Rough riding my first draft

Shona aged four

This is probably what I looked and felt like when I started writing three years ago. I was winging my first draft, super cocky, ready to dazzle the world. Nobody told me my glasses were too big. Nobody told me I had a bad haircut. I furiously jotted ideas in an expensive leather notebook. Brilliant lines flashed though my head while driving to the grocery stone. I took writerly walks like Stephen King: so writerly, I refused to even let my husband come along. Now, when I look back I see a small girl with big glasses driving a monster truck. I was hurtling down unpaved roads, veering dangerously close to the drop off. My story meandered willy-nilly and often went into some very foggy woods. But did I care care? Hell no! I was a writer!

What happened?

I wandered into Rob Halls’ writing class. I had heard about Rob’s class from another writer. It was difficult to get in. Students pre-registered even before the semester was over. I put my name down on the waiting list and got called one day before the class started. I was in! I found myself in a writing group of 12-16 writers. Mixed ages, no specific genre. There were no prerequisites for the class but all writers had to have a full-length novel in progress. We met once a week at the Community College and critiqued each other’s writing while Rob moderated in his wry, funny way, and made sure nobody got fatally wounded. I was the disruptive one. An unbroken mustang: no critiques had ever reined me in.

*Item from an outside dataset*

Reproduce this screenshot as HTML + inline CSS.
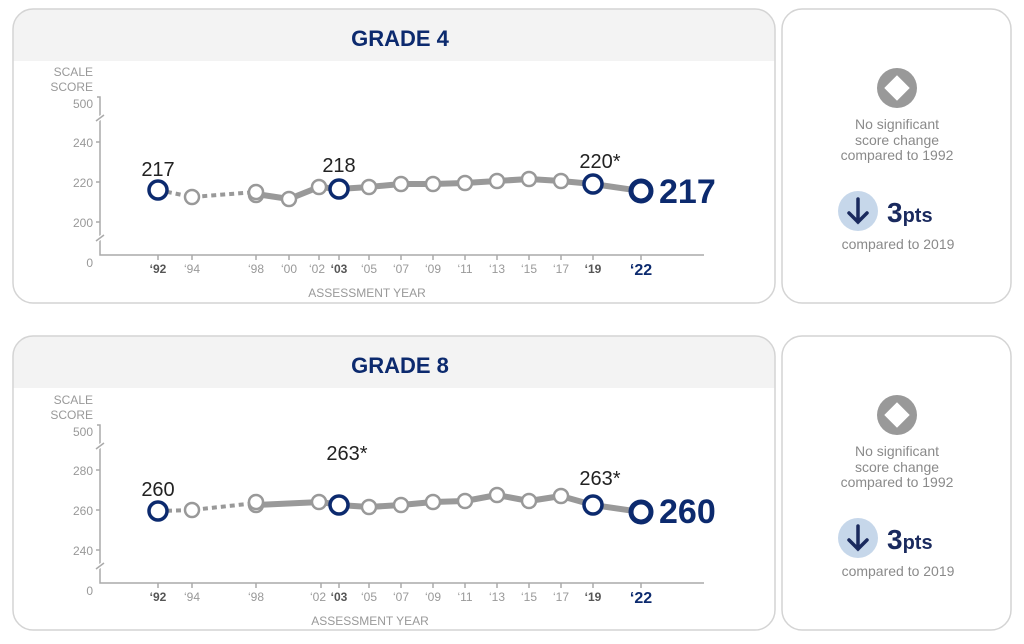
<!DOCTYPE html>
<html><head><meta charset="utf-8"><style>
body{margin:0;background:#fff;width:1024px;height:644px;overflow:hidden}
svg{display:block;font-family:"Liberation Sans","DejaVu Sans",sans-serif}
</style></head><body>
<svg width="1024" height="644" viewBox="0 0 1024 644">
<defs><clipPath id="c1"><rect x="13" y="9" width="762" height="294" rx="20"/></clipPath>
<clipPath id="c2"><rect x="13" y="336" width="762" height="294" rx="20"/></clipPath></defs>
<!-- panel 1 -->
<rect x="13" y="9" width="762" height="294" rx="20" fill="#fff"/>
<rect x="13" y="9" width="762" height="52" fill="#f3f3f3" clip-path="url(#c1)"/>
<rect x="13" y="9" width="762" height="294" rx="20" fill="none" stroke="#d4d4d4" stroke-width="1.5"/>
<text x="400" y="46" text-anchor="middle" font-size="22" font-weight="bold" fill="#0c2a6e">GRADE 4</text>
<g font-size="12" fill="#999" text-anchor="end">
<text x="93" y="76">SCALE</text><text x="93" y="91">SCORE</text>
<text x="93" y="108">500</text><text x="93" y="147">240</text><text x="93" y="187">220</text><text x="93" y="227">200</text><text x="93" y="267">0</text></g>
<g stroke="#aaa" stroke-width="1.5" fill="none">
<path d="M97 97H100V255H704"/><path d="M96 142H100M96 182H100M96 222H100"/>
<path d="M96 121L104 115M96 241L104 235" stroke="#fff" stroke-width="4"/>
<path d="M96 121L104 115M96 241L104 235"/>
<path d="M158 255v5M192 255v5M256 255v5M289 255v5M319 255v5M339 255v5M369 255v5M401 255v5M433 255v5M465 255v5M497 255v5M529 255v5M561 255v5M593 255v5M641 255v5"/></g>
<g font-size="12" fill="#999" text-anchor="middle">
<text x="158" y="273" font-weight="bold" fill="#555">‘92</text><text x="192" y="273">‘94</text><text x="256" y="273">‘98</text><text x="289" y="273">‘00</text><text x="317" y="273">‘02</text><text x="339" y="273" font-weight="bold" fill="#555">‘03</text><text x="369" y="273">‘05</text><text x="401" y="273">‘07</text><text x="433" y="273">‘09</text><text x="465" y="273">‘11</text><text x="497" y="273">‘13</text><text x="529" y="273">‘15</text><text x="561" y="273">‘17</text><text x="593" y="273" font-weight="bold" fill="#555">‘19</text>
<text x="641" y="275" font-weight="bold" font-size="16" fill="#0c2a6e">‘22</text>
<text x="367" y="297">ASSESSMENT YEAR</text></g>
<path d="M158 190L192 197L256 192" stroke="#999" stroke-width="4" stroke-dasharray="5 4" fill="none"/>
<path d="M256 194L289 199L319 187L339 189L369 187L401 184L433 184L465 183L497 181L529 179L561 181L593 184L641 191" stroke="#999" stroke-width="6" fill="none" stroke-linejoin="round"/>
<g fill="#fff" stroke="#999" stroke-width="2.5">
<circle cx="192" cy="197" r="7"/><circle cx="256" cy="195" r="7"/><circle cx="256" cy="192" r="7"/><circle cx="289" cy="199" r="7"/><circle cx="319" cy="187" r="7"/><circle cx="369" cy="187" r="7"/><circle cx="401" cy="184" r="7"/><circle cx="433" cy="184" r="7"/><circle cx="465" cy="183" r="7"/><circle cx="497" cy="181" r="7"/><circle cx="529" cy="179" r="7"/><circle cx="561" cy="181" r="7"/></g>
<g fill="#fff" stroke="#0c2a6e" stroke-width="3.5">
<circle cx="158" cy="190" r="9"/><circle cx="339" cy="189" r="9"/><circle cx="593" cy="184" r="9"/><circle cx="641" cy="191" r="10" stroke-width="5"/></g>
<g font-size="20" fill="#222" text-anchor="middle"><text x="158" y="176">217</text><text x="339" y="172">218</text><text x="600" y="168">220*</text></g>
<text x="659" y="203" font-size="34" font-weight="bold" fill="#0c2a6e">217</text>
<!-- panel 2 -->
<rect x="13" y="336" width="762" height="294" rx="20" fill="#fff"/>
<rect x="13" y="336" width="762" height="52" fill="#f3f3f3" clip-path="url(#c2)"/>
<rect x="13" y="336" width="762" height="294" rx="20" fill="none" stroke="#d4d4d4" stroke-width="1.5"/>
<text x="400" y="373" text-anchor="middle" font-size="22" font-weight="bold" fill="#0c2a6e">GRADE 8</text>
<g font-size="12" fill="#999" text-anchor="end">
<text x="93" y="404">SCALE</text><text x="93" y="419">SCORE</text>
<text x="93" y="436">500</text><text x="93" y="475">280</text><text x="93" y="515">260</text><text x="93" y="555">240</text><text x="93" y="595">0</text></g>
<g stroke="#aaa" stroke-width="1.5" fill="none">
<path d="M97 425H100V583H704"/><path d="M96 470H100M96 510H100M96 550H100"/>
<path d="M96 449L104 443M96 569L104 563" stroke="#fff" stroke-width="4"/>
<path d="M96 449L104 443M96 569L104 563"/>
<path d="M158 583v5M192 583v5M256 583v5M321 583v5M339 583v5M369 583v5M401 583v5M433 583v5M465 583v5M497 583v5M529 583v5M561 583v5M593 583v5M641 583v5"/></g>
<g font-size="12" fill="#999" text-anchor="middle">
<text x="158" y="601" font-weight="bold" fill="#555">‘92</text><text x="192" y="601">‘94</text><text x="256" y="601">‘98</text><text x="318" y="601">‘02</text><text x="339" y="601" font-weight="bold" fill="#555">‘03</text><text x="369" y="601">‘05</text><text x="401" y="601">‘07</text><text x="433" y="601">‘09</text><text x="465" y="601">‘11</text><text x="497" y="601">‘13</text><text x="529" y="601">‘15</text><text x="561" y="601">‘17</text><text x="593" y="601" font-weight="bold" fill="#555">‘19</text>
<text x="641" y="603" font-weight="bold" font-size="16" fill="#0c2a6e">‘22</text>
<text x="370" y="625">ASSESSMENT YEAR</text></g>
<path d="M158 511L192 510L256 503" stroke="#999" stroke-width="4" stroke-dasharray="5 4" fill="none"/>
<path d="M256 505L321 502L339 505L369 507L401 505L433 502L465 501L497 495L529 501L561 496L593 505L641 512" stroke="#999" stroke-width="6" fill="none" stroke-linejoin="round"/>
<g fill="#fff" stroke="#999" stroke-width="2.5">
<circle cx="192" cy="510" r="7"/><circle cx="256" cy="505" r="7"/><circle cx="256" cy="502" r="7"/><circle cx="319" cy="502" r="7"/><circle cx="369" cy="507" r="7"/><circle cx="401" cy="505" r="7"/><circle cx="433" cy="502" r="7"/><circle cx="465" cy="501" r="7"/><circle cx="497" cy="495" r="7"/><circle cx="529" cy="501" r="7"/><circle cx="561" cy="496" r="7"/></g>
<g fill="#fff" stroke="#0c2a6e" stroke-width="3.5">
<circle cx="158" cy="511" r="9"/><circle cx="339" cy="505" r="9"/><circle cx="593" cy="505" r="9"/><circle cx="641" cy="512" r="10" stroke-width="5"/></g>
<g font-size="20" fill="#222" text-anchor="middle"><text x="158" y="496">260</text><text x="347" y="460">263*</text><text x="600" y="485">263*</text></g>
<text x="659" y="523" font-size="34" font-weight="bold" fill="#0c2a6e">260</text>
<!-- side panels -->
<g>
<rect x="782" y="9" width="229" height="294" rx="20" fill="#fff" stroke="#d4d4d4" stroke-width="1.5"/>
<circle cx="897" cy="88" r="20" fill="#999"/><rect x="888" y="79" width="18" height="18" fill="#fff" transform="rotate(45 897 88)"/>
<g font-size="14" fill="#8a8a8a" text-anchor="middle"><text x="897" y="129">No significant</text><text x="897" y="145">score change</text><text x="897" y="160">compared to 1992</text><text x="898" y="249">compared to 2019</text></g>
<circle cx="858" cy="211" r="20" fill="#c6d7ea"/>
<path d="M858 199V222M849 213L858 222L867 213" stroke="#1a2a5e" stroke-width="3.5" fill="none" stroke-linecap="round"/>
<text x="887" y="222" font-size="28" font-weight="bold" fill="#1a2a5e">3<tspan font-size="20">pts</tspan></text>
</g>
<g transform="translate(0,327)">
<rect x="782" y="9" width="229" height="294" rx="20" fill="#fff" stroke="#d4d4d4" stroke-width="1.5"/>
<circle cx="897" cy="88" r="20" fill="#999"/><rect x="888" y="79" width="18" height="18" fill="#fff" transform="rotate(45 897 88)"/>
<g font-size="14" fill="#8a8a8a" text-anchor="middle"><text x="897" y="129">No significant</text><text x="897" y="145">score change</text><text x="897" y="160">compared to 1992</text><text x="898" y="249">compared to 2019</text></g>
<circle cx="858" cy="211" r="20" fill="#c6d7ea"/>
<path d="M858 199V222M849 213L858 222L867 213" stroke="#1a2a5e" stroke-width="3.5" fill="none" stroke-linecap="round"/>
<text x="887" y="222" font-size="28" font-weight="bold" fill="#1a2a5e">3<tspan font-size="20">pts</tspan></text>
</g>
</svg>
</body></html>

Rob Hall never cut with his sword, he always pointed. This was his first gentle critique:

“There is some really good writing in this chapter. You have a particular strength with similes that create, new relevant images for the reader. Clearly, you have the skills. That being said, I don’t know where we are going or what the story is about.”

My fellow writers all had the same complaint. My writing was like pretty leaves scattered on the ground. Nobody saw the magnificent tree in my head. There were no interconnecting branches, no main trunk.

Rob explained things simply but he was never patronizing. Here is another critique:

The things I remember most about this scene is her toe worrying the paint on the verandah and her father lacing his boots. Why is that? You forced me to see those things. In a screenplay those close-up images would be called “insets.” I call the scene truncated because you never finish it. The father stands up and gets his pipe and tin of tobacco. Does he ever pack the pipe with tobacco? Does he ask his daughter what she is going to do with the rest of her day? Do they go down to breakfast together? We don’t know. You have the talent to write well and create images that are fresh and artistic, but I am a bit lost as to what is going on or what to expect when I turn the page to the next chapter. Good luck and keep writing. Rob Hall.

Then he got tougher. This time it was a hug followed by a couple of smacks and a final hug.

Your writing is so lyrical and imagistic that I’m crazy for it: until to get to dialogue, and then it’s atrocious. It seems as if a beam came down from somewhere and stole your grammar, absconded with your Tab key (sometimes) struck you dumb about keeping commas and periods INSIDE double quotation marks, and then impishly snatched away some of your terminal punctuation when you went to get a cup of tea. Then, when we return to the narrative, your writing is again beautiful and lyrical. Are you being possessed? Jekyl and Hyde? The words in the dialogue are good. You simply need to get command of the structure. It’s actually the easiest thing to do in fiction. Make it a habit to write correct dialogue. I really like your writing and your characters. You have talent, girl. Good luck and keep writing. Rob Hall.

I have to admit, I was not entirely clueless about grammar: I was just too damn lazy. Plus I had a crappy attitude:  I believed punctuation was for librarians and school teachers and not talented writers like me (why hadn’t Rob Hall told me himself?) I did not want to be bothered with those pesky little things. When I refused to toe the line,  Rob Hall just let me have it.

“What is this stuff”. What is that period hanging outside the double quotation marks for? “It is supposed to be like this.” Always.

And what – is this thing? This hypen hanging out in the wind? I suspect you think that it is a dash–but this is a dash. A dash is two hypens with no spaces within a mile of themdo you see?

And again, what is this…three squeezed periods? An Ellipses is presented  . . .  like this in a manuscript. Good luck and keep writing. Rob Hall.

He always ended with.“Good luck and keep writing.” It was those five little words (plus the hugs and smacks) that kept me going.

This writing class forced me off the dirt track on to the highway. I began to understand road signs and steer my story towards a clear destination. I learned about plot, narrative arc and pacing. Oh, how I hated structure! All I wanted was to step on the gas and drive like Rambo over potholes.

I have been told I am a good story teller. I can make people laugh, cry, think and wonder. I never thought I would need anything else to be a good writer. But I had much to learn and Rob Hall’s class was only the beginning.